Meg has also been selling some of the vegetables from Grandmère's farm on the black market while secretly working for the resistance. When she unscrambles a message from them that reads Follow the German, Meg knows just who that is - newly arrived Lieutenant Becker, friendly upfront, cold-blooded underneath. And unfortunately, he now knows Meg's face now, after he figures out she was following him.
But Lieutenant Becker is temporarily forgotten about when Meg gets home and finds a badly wounded British officer, Captain Henry Stewart, in the barn, who claims to know Meg's father. After much sneaking around to help Captain Stewart, it turns out that he was on a rescue mission which he can no longer carry out. That's not all Meg discovers - it seems her mother has been working as a secret radio operator for the resistance.
It turns out that the rescue mission Captain Stewart parachuted into France to carry out involved three Germans, Albert, Liesel, and Jakob, posing as a family named Durand. Since Captain Stewart is too injured to carry out his mission, it is decided that Meg would lead the Durands to Spain and safety. Before she leaves, she is given a note from her father that Captain Stewart delivered, written in coded language. The next day Meg finds the Durands hiding in a cave where she also finds Captain Stewart's backpack full of spy paraphernalia and a warning not let anyone see what's in it. Fortunately, Meg was told that there are resistance workers along the way who are aware of the mission and can provide some assistance, but for the most part, the four are on their own.
As if their journey weren't difficult enough, Lieutenant Becker is on Meg's trail, suspecting her of resistance work. And just as they get to the point where they should head to Spain, Meg solves her father's message and insists they go to Switzerland instead. But why? And why would he say not to trust one of the "Durands" and which one?
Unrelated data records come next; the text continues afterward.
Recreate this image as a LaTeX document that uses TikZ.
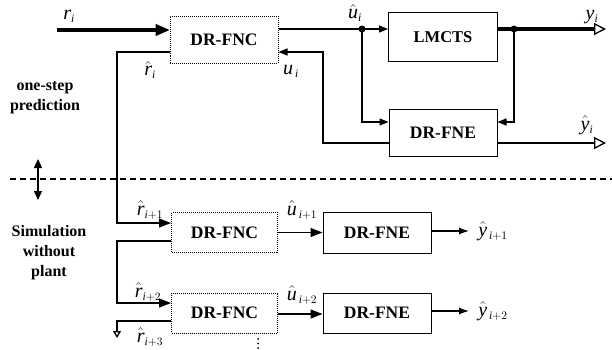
\RequirePackage{fix-cm}
\documentclass[tikz,border=0pt]{standalone}
\usepackage{fontspec}
\setmainfont{Liberation Serif}
% math letters in the serif italic of the text
\DeclareSymbolFont{letters}{TU}{\rmdefault}{m}{it}
\DeclareMathSizes{20}{20}{11.5}{9}
\usetikzlibrary{arrows.meta,calc}

\newcommand\boxfont{\fontsize{17.5}{19}\selectfont\bfseries}
\newcommand\labfont{\fontsize{20}{22}\selectfont}
\newcommand\sidefont{\fontsize{16}{20}\selectfont\bfseries}

\tikzset{
  fncbox/.style={draw, densely dotted, line width=1pt, inner sep=0pt,
                 minimum width=106pt, minimum height=40pt, font=\boxfont},
  fnebox/.style={draw, line width=1pt, inner sep=0pt,
                 minimum width=108pt, minimum height=41pt, font=\boxfont},
  wire/.style={line width=1.3pt},
  fat/.style={line width=4.5pt},
  tip/.style={-{Triangle[length=9pt,width=7pt]}},
  bigtip/.style={-{Triangle[length=12pt,width=9pt]}},
  opentip/.style={-{Triangle[open,length=12pt,width=12pt]}},
  outtip/.style={-{Latex[length=10pt,width=7pt]}},
  dot/.style={circle, fill, inner sep=0pt, minimum size=7pt},
  vdot/.style={circle, fill, inner sep=0pt, minimum size=2pt},
  lab/.style={font=\labfont, inner sep=0pt},
  side/.style={font=\sidefont, align=center, inner sep=0pt}
}

\begin{document}
\begin{tikzpicture}[x=1pt,y=-1pt]
  \useasboundingbox (0,0) rectangle (612,350);

  % one-step prediction loop
  \node[fncbox, minimum width=108pt, minimum height=47pt] (fnc1) at (224,40) {DR-FNC};
  \node[fnebox, minimum width=109pt, minimum height=49pt,
        font=\fontsize{16.5}{19}\selectfont\bfseries] (lmcts) at (443,37.5) {LMCTS};
  \node[fnebox, minimum height=47pt] (fne1) at (443,132.5) {DR-FNE};

  % simulation chain
  \node[fncbox] (fnc2) at (224.5,232.5) {DR-FNC};
  \node[fncbox] (fnc3) at (224.5,313) {DR-FNC};
  \node[fnebox] (fne2) at (377,232.5) {DR-FNE};
  \node[fnebox, minimum height=40pt] (fne3) at (377,313) {DR-FNE};

  % junctions
  \node[dot] (uj) at (362,29) {};
  \node[dot] (yj) at (514,29) {};

  % free ends and bends
  \coordinate (rin) at (57,30);
  \coordinate (rhead) at (157,30);
  \coordinate (ytip) at (606,29);
  \coordinate (yhead) at (594,29);
  \coordinate (yhtip) at (606,143);
  \coordinate (lx) at (117,0);
  \coordinate (ux) at (323,0);
  \coordinate (rdown) at (117,338);
  \coordinate (y1tip) at (469,231);
  \coordinate (y2tip) at (469,311);
  \coordinate (arrtop) at (38,159);
  \coordinate (arrbot) at (38,200);
  \coordinate (dashl) at (10,179);
  \coordinate (dashr) at (612,179);

  \coordinate (fnc1in) at ([yshift=10pt]fnc1.west);
  \coordinate (fnc1out) at ([yshift=11pt]fnc1.east);
  \coordinate (fnc1uin) at ([yshift=-12pt]fnc1.east);
  \coordinate (fnc1rout) at ([yshift=-12pt]fnc1.west);
  \coordinate (fne1lin) at ([yshift=10.5pt]fne1.west);
  \coordinate (fne1rin) at ([yshift=10.5pt]fne1.east);
  \coordinate (fne1lout) at ([yshift=-10.5pt]fne1.west);
  \coordinate (fne1rout) at ([yshift=-10.5pt]fne1.east);
  \coordinate (fnc2in) at ([yshift=9.5pt]fnc2.west);
  \coordinate (fnc2rout) at ([yshift=-8.5pt]fnc2.west);
  \coordinate (fnc3in) at ([yshift=10pt]fnc3.west);
  \coordinate (fnc3rout) at ([yshift=-8pt]fnc3.west);

  % reference input
  \draw[fat] (rin) -- (rhead);
  \draw[wire, -{Triangle[length=14pt,width=12pt]}] ([xshift=-2pt]rhead) -- (fnc1in);

  % control signal to plant and estimator
  \draw[wire] (fnc1out) -- (uj.center);
  \draw[wire, tip] (uj.center) -- (uj -| lmcts.west);
  \draw[wire, tip] (uj.center) |- (fne1lin);

  % plant output
  \draw[fat] (yj -| lmcts.east) -- (yhead);
  \draw[wire, opentip] (yhead) -- (ytip);
  \draw[wire, tip] (yj.center) |- (fne1rin);

  % estimator outputs
  \draw[wire, opentip] (fne1rout) -- (yhtip);
  \draw[wire, tip] (fne1lout) -| (ux |- fnc1uin) -- (fnc1uin);

  % predicted references handed down the chain
  \draw[wire, bigtip] (fnc1rout) -| (lx |- fnc2in) -- (fnc2in);
  \draw[wire, bigtip] (fnc2rout) -| (lx |- fnc3in) -- (fnc3in);
  \draw[wire, -{Triangle[open,length=7pt,width=8pt]}] (fnc3rout) -| (rdown);

  % simulated controls and outputs
  \draw[wire, bigtip] (fnc2.east |- fne2) -- (fne2.west);
  \draw[wire, bigtip] ([yshift=-1pt]fnc3.east) -- ([yshift=-1pt]fne3.west);
  \draw[wire, outtip] (fne2.east |- y1tip) -- (y1tip);
  \draw[wire, outtip] (fne3.east |- y2tip) -- (y2tip);

  % separator
  \draw[wire, dash pattern=on 6pt off 4pt] (dashl) -- (dashr);
  \draw[wire, {Triangle[length=9pt,width=8pt]}-{Triangle[length=9pt,width=8pt]}] (arrtop) -- (arrbot);

  % continuation dots below the last controller
  \node[vdot] (vd1) at (258,339) {};
  \node[vdot] (vd2) at (258,343.5) {};
  \node[vdot] (vd3) at (258,348) {};

  % signal labels
  \node[lab] (lri) at (69,16) {$r_i$};
  \node[lab] (lrhi) at (150,70) {$\hat r_i$};
  \node[lab] (lui) at (291,71) {$u_{\,i}$};
  \node[lab] (luhi) at (355,13) {$\hat u_i$};
  \node[lab] (lyi) at (592,17) {$y_i$};
  \node[lab] (lyhi) at (587,125) {$\hat y_i$};
  \node[lab] (lr1) at (150,210) {$\hat r_{i+1}$};
  \node[lab] (lu1) at (302,210) {$\hat u_{\,i+1}$};
  \node[lab] (ly1) at (493,231) {$\hat y_{\,i+1}$};
  \node[lab] (lr2) at (148,292) {$\hat r_{i+2}$};
  \node[lab] (lu2) at (302,295) {$\hat u_{\,i+2}$};
  \node[lab] (ly2) at (493,311) {$\hat y_{\,i+2}$};
  \node[lab] (lr3) at (150,337) {$\hat r_{i+3}$};

  % phase labels
  \node[side] (one) at (45,98) {one-step\\prediction};
  \node[side] (sim) at (49,253) {Simulation\\without\\plant};
\end{tikzpicture}
\end{document}
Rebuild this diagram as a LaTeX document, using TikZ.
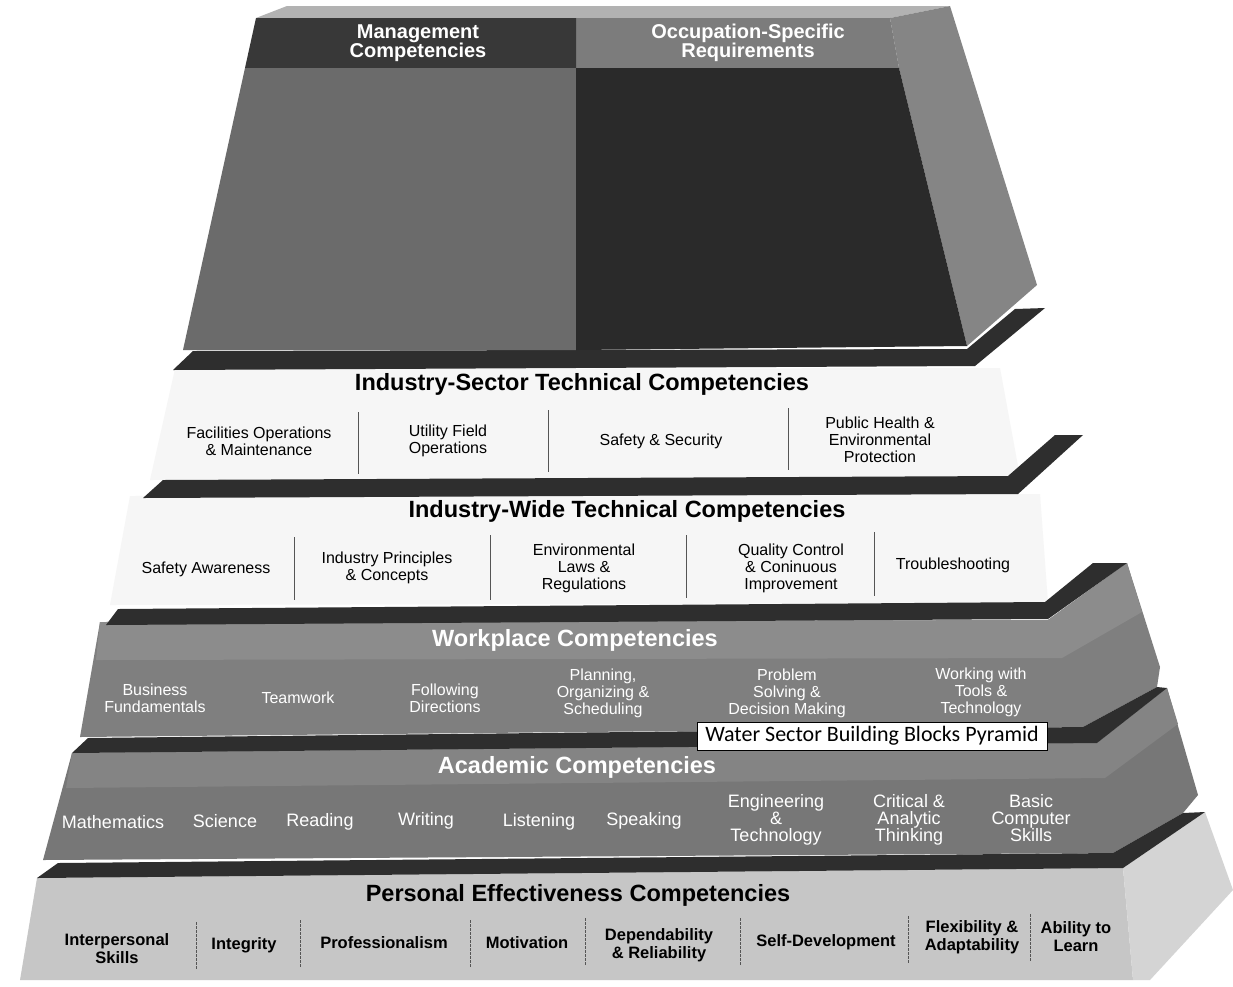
\documentclass[tikz,border=0pt]{standalone}
\usepackage{fontspec}
\setmainfont{Liberation Sans}
\newfontfamily\boxfont{Carlito}
\definecolor{shelfc}{HTML}{2E2E2E}
\definecolor{topc}{HTML}{B2B2B2}
\definecolor{mgmtc}{HTML}{383838}
\definecolor{occc}{HTML}{7C7C7C}
\definecolor{leftlowc}{HTML}{6B6B6B}
\definecolor{rightlowc}{HTML}{2A2A2A}
\definecolor{sidec}{HTML}{858585}
\definecolor{whitec}{HTML}{F6F6F6}
\definecolor{workc}{HTML}{7F7F7F}
\definecolor{workbandc}{HTML}{8C8C8C}
\definecolor{acadc}{HTML}{777777}
\definecolor{acadbandc}{HTML}{848484}
\definecolor{persc}{HTML}{C6C6C6}
\definecolor{perssidec}{HTML}{D4D4D4}
\definecolor{divc}{HTML}{555555}
\begin{document}
\begin{tikzpicture}[x=1pt,y=-1pt,
  title/.style={font=\fontsize{23.5}{25}\selectfont\bfseries, inner sep=0pt},
  wtitle/.style={title, text=white},
  item/.style={font=\fontsize{16}{17}\selectfont, align=center, inner sep=0pt},
  witem/.style={font=\fontsize{16}{17}\selectfont, align=center, inner sep=0pt, text=white},
  aitem/.style={font=\fontsize{18}{17}\selectfont, align=center, inner sep=0pt, text=white},
  pitem/.style={font=\fontsize{16.5}{18}\selectfont\bfseries, align=center, inner sep=0pt},
  hitem/.style={font=\fontsize{20}{19}\selectfont\bfseries, align=center, inner sep=0pt, text=white},
  divline/.style={draw=divc, line width=0.8pt},
  pdivline/.style={draw=divc, line width=0.8pt, dash pattern=on 3pt off 1pt},
  shelf/.style={fill=shelfc}]
\useasboundingbox (0,0) rectangle (1233,986);
\fill[white] (0,0) rectangle (1233,986);

% ---- white tiers
\fill[whitec] (175,369) -- (1000,368) -- (1020,477) -- (150,480) -- cycle;
\fill[whitec] (130,496) -- (1040,494) -- (1048,603) -- (110,605) -- cycle;

% ---- Workplace tier
\fill[workc] (100,622) -- (1048,620) -- (1127,563) -- (1160,667) -- (1157,687) -- (1083,727) -- (80,737) -- cycle;
\fill[workbandc] (100,622) -- (1048,620) -- (1127,563) -- (1142,612) -- (1062,658) -- (96,660) -- cycle;

% ---- Academic tier
\fill[acadc] (72,753) -- (1097,743) -- (1167,688) -- (1198,795) -- (1183,813) -- (1113,853) -- (43,860) -- cycle;
\fill[acadbandc] (72,753) -- (1097,743) -- (1167,688) -- (1178,724) -- (1105,778) -- (66,788) -- cycle;

% ---- Personal tier
\fill[persc] (37,878) -- (1123,868) -- (1133,980) -- (20,980) -- cycle;
\fill[perssidec] (1123,868) -- (1205,812) -- (1233,890) -- (1150,980) -- (1133,980) -- cycle;

% ---- shelves
\fill[shelf] (173,370) -- (193,351) -- (967,349) -- (1015,309) -- (1045,308) -- (975,366) -- cycle;
\fill[shelf] (143,498) -- (163,480) -- (1008,476) -- (1055,435) -- (1083,435) -- (1018,494) -- cycle;
\fill[shelf] (106,625) -- (118,609) -- (1045,602) -- (1093,563) -- (1127,563) -- (1048,619) -- cycle;
\fill[shelf] (72,753) -- (88,738) -- (1083,727) -- (1157,687) -- (1167,688) -- (1097,743) -- cycle;
\fill[shelf] (37,878) -- (58,863) -- (1113,853) -- (1183,813) -- (1205,812) -- (1123,868) -- cycle;

% ---- top block
\fill[topc] (256,18) -- (287,6) -- (950,6) -- (890,18) -- cycle;
\fill[sidec] (890,18) -- (950,6) -- (1037,285) -- (967,346) -- (899,68) -- cycle;
\fill[occc] (576,18) -- (890,18) -- (899,68) -- (576,68) -- cycle;
\fill[mgmtc] (256,18) -- (576,18) -- (576,68) -- (245,68) -- cycle;
\fill[leftlowc] (245,68) -- (576,68) -- (576,350) -- (183,350) -- cycle;
\fill[rightlowc] (576,68) -- (899,68) -- (967,346) -- (576,350) -- cycle;

\node[hitem] (mgmt) at (418,43) {Management\\Competencies};
\node[hitem] (occ) at (748,43) {Occupation-Specific\\Requirements};

% ---- Industry-Sector
\node[title] (ist) at (582,384) {Industry-Sector Technical Competencies};
\node[item] (is1) at (259,441) {Facilities Operations\\\& Maintenance};
\node[item] (is2) at (448,441) {Utility Field\\Operations};
\node[item] (is3) at (661,441) {Safety \& Security};
\node[item] (is4) at (880,440) {Public Health \&\\Environmental\\Protection};
\draw[divline] (358,412) -- (358,474);
\draw[divline] (548,410) -- (548,472);
\draw[divline] (788,408) -- (788,470);

% ---- Industry-Wide
\node[title] (iwt) at (627,511) {Industry-Wide Technical Competencies};
\node[item] (iw1) at (206,569) {Safety Awareness};
\node[item] (iw2) at (387,568) {Industry Principles\\\& Concepts};
\node[item] (iw3) at (584,568) {Environmental\\Laws \&\\Regulations};
\node[item] (iw4) at (791,568) {Quality Control\\\& Coninuous\\Improvement};
\node[item] (iw5) at (953,565) {Troubleshooting};
\draw[divline] (294,537) -- (294,600);
\draw[divline] (490,535) -- (490,600);
\draw[divline] (686,535) -- (686,598);
\draw[divline] (874,532) -- (874,596);

% ---- Workplace
\node[wtitle] (wpt) at (575,640) {Workplace Competencies};
\node[witem] (wp1) at (155,698) {Business\\Fundamentals};
\node[witem] (wp2) at (298,698) {Teamwork};
\node[witem] (wp3) at (445,698) {Following\\Directions};
\node[witem] (wp4) at (603,693) {Planning,\\Organizing \&\\Scheduling};
\node[witem] (wp5) at (787,693) {Problem\\Solving \&\\Decision Making};
\node[witem] (wp6) at (981,692) {Working with\\Tools \&\\Technology};

% ---- Academic
\node[wtitle] (act) at (577,767) {Academic Competencies};
\node[aitem] (ac1) at (113,822) {Mathematics};
\node[aitem] (ac2) at (225,821) {Science};
\node[aitem] (ac3) at (320,822) {Reading};
\node[aitem] (ac4) at (426,821) {Writing};
\node[aitem] (ac5) at (539,822) {Listening};
\node[aitem] (ac6) at (644,821) {Speaking};
\node[aitem] (ac7) at (776,820) {Engineering\\\&\\Technology};
\node[aitem] (ac8) at (909,820) {Critical \&\\Analytic\\Thinking};
\node[aitem] (ac9) at (1031,818) {Basic\\Computer\\Skills};

% ---- Personal Effectiveness
\node[title] (pet) at (578,895) {Personal Effectiveness Competencies};
\node[pitem] (pe1) at (117,949) {Interpersonal\\Skills};
\node[pitem] (pe2) at (244,945) {Integrity};
\node[pitem] (pe3) at (384,943) {Professionalism};
\node[pitem] (pe4) at (527,943) {Motivation};
\node[pitem] (pe5) at (659,945) {Dependability\\\& Reliability};
\node[pitem] (pe6) at (826,942) {Self-Development};
\node[pitem] (pe7) at (972,937) {Flexibility \&\\Adaptability};
\node[pitem] (pe8) at (1076,937) {Ability to\\Learn};
\draw[pdivline] (196,922) -- (196,970);
\draw[pdivline] (300,920) -- (300,968);
\draw[pdivline] (470,920) -- (470,968);
\draw[pdivline] (585,918) -- (585,966);
\draw[pdivline] (740,918) -- (740,966);
\draw[pdivline] (908,916) -- (908,964);
\draw[pdivline] (1030,914) -- (1030,962);

% ---- caption box
\node[draw=black, line width=0.8pt, fill=white, minimum width=350pt, minimum height=28pt, inner sep=0pt,
      font=\boxfont\fontsize{22}{22}\selectfont] (cap) at (872,736) {Water Sector Building Blocks Pyramid};
\end{tikzpicture}
\end{document}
Rescue is an exciting book, full of mystery, intrigue, danger, and betrayal. It's the kind of book my today self thinks is at time preposterous yet I know my 11/12-year-old-self would have hung on every word and every moment of danger. But my today self also knows that codes and ciphers were very popular during WWII, so it isn't surprising that Meg and her dad have their fun with them. Would I let a 12-year-old do what Meg is asked to do? Not a chance, but during the war, kids did this and more.
Captain Stewart was part of the Special Operations Executive (SOE), as was Meg's father, and he arrived in France with his bag of spy tools, including a spy manual, which Meg refers to often. I liked that Nielsen used the rules from the book for some of her chapter headings. Since they worked in so well with what happens in the chapters they head, I suspect it was a made up book, but fun nevertheless.
Nielsen has included a section called Secret Codes at the end of the novel for readers intrigued by them that includes all kinds of different codes they can try. I was one of those geeky kids who loved codes and secret languages growing up and still have a fascination for them.* There is also a section called The Special Operations Executive for readers unfamiliar with this organization created by Winston Churchill in 1940.
Rescue is an exiting book that should appeal to anyone who likes historical fiction about WWII that includes plenty of adventure and danger.